TRE ESTETI SUI GENERIS: PETRONIO, NERONE, TRIMALCIONE

 

 

Particolarmente ambigua appare la presenza di Petronio a fianco di Nerone in veste di elegantiae arbiter: arbitro dello chic e del buon gusto, nonché, si presume, suggeritore di quelle stravaganze estetizzanti e di quelle perversioni che sono abbondantemente descritte da Svetonio nella Vita di Nerone. Ci si domanda se egli fingesse o se abbia svolto questo ruolo sinceramente, per poi "convertirsi" in seguito (fino a denunciare tutto nel suo testamento, i codicilli citati sopra); ma quest'ultima ipotesi è incoerente con la figura di un uomo che nelle cose serie aveva sempre "dato prova di energia e competenza", come sottolinea Tacito. Non resta che pensare, pur con il beneficio del dubbio, che il ruolo svolto da Petronio sia stato fin dall'inizio una sorta di sinistra beffa ai danni del princeps; non voglio arrivare a fare di lui un eroe o un martire ipotizzando che si sia trattato di un piano per arrivare vicino a Nerone e facilitare il lavoro dei congiurati: la verità è che non sappiamo, e probabilmente non sapremo mai, per quale scopo lo abbia fatto.

Se mai possiamo chiederci perché, se di maschera si trattava, avesse scelto di indossare proprio quella dell'esteta. Una risposta banale ma plausibile potrebbe essere che per entrare nelle grazie di Nerone e conquistarsi la sua fiducia non c'era mezzo migliore: non bisogna dimenticare, infatti, che Nerone era egli stesso un esteta.

 

Un aureus con il ritratto di Nerone

Su questo argomento vale la pena di soffermarsi: si sente spesso ripetere che Nerone era pazzo, una sorta di criminale psicotico sul genere di Caligola; ma questo è falso. Una volta per tutte Regis Martin, nel suo libro  I Dodici Cesari. Dal mito alla realtà (1994), ha sgombrato il campo da questo equivoco, analizzando le personalità dei "dodici Cesari" svetoniani sulla base delle più moderne teorie psichiatriche ed arrivando a ravvisare gli estremi della follia soltanto in due di essi: Caligola, vero e proprio schizofrenico, e (con riserva) Domiziano, che nell'ultimo periodo della sua vita era affetto da ossessioni fobiche.

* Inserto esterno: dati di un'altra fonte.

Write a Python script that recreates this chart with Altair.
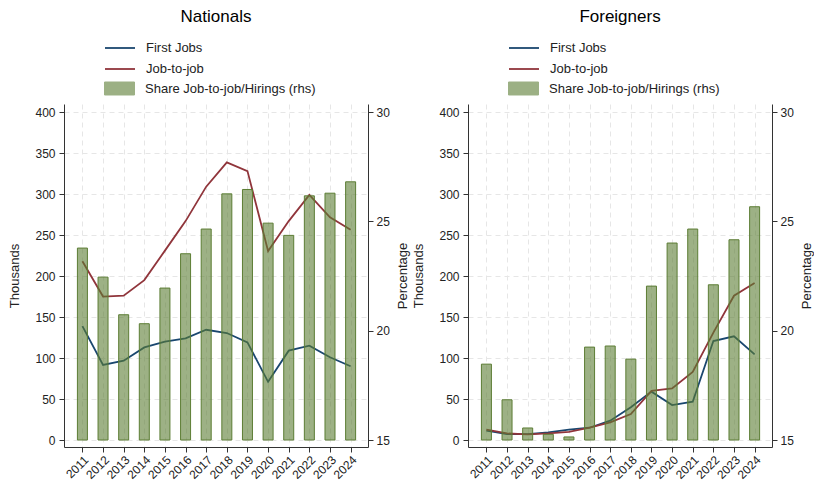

Ma Nerone no: per quanto risulti doppiamente inquietante ammetterlo, Nerone era perfettamente sano di mente: tutti i suoi delitti e le sue perversioni sono da attribuire a totale mancaza di senso etico; quella mancanza di senso etico che, giustamente, Kierkegaard connette al profilo dell'esteta, e che abbiamo ravvisato in un altro criminale perverso, Dorian Gray.

Nerone si può considerare un esteta puro: un esemplare pressoché perfetto, totalmente incapace di moralità, completamente assorbito dalla ricerca della bellezza, ove per bellezza s'intende quella delle apparenze, con esclusione di qualsiasi incursione al di sotto della superficie delle cose.

Di qui, anche, l'incapacità/impossibilità per Nerone di provare dei sentimenti, dal momento che manca in lui, come in Dorian, un centro unificatore della personalità al quale si possano ricondurre le esperienze vissute: come tutti gli esteti, infatti, Nerone vive immerso nell'attimo, risultando perciò frammentario, contraddittorio, imprevedibile, inattendibile e inaffidabile come la realtà fenomenica in cui di volta in volta si identifica. Si pensi ad esempio alla sua storia con Poppea: pur amandola follemente per la sua bellezza (e per che altro, se no?), egli la uccide con un calcio al ventre mentre è incinta, poi piomba nella disperazione, ma ben presto si "consola" quando gli viene condotto un ragazzo similissimo alla defunta, tal Sporo, che Nerone farà evirare e sposerà con un matrimonio pubblico sulle rive del Tevere.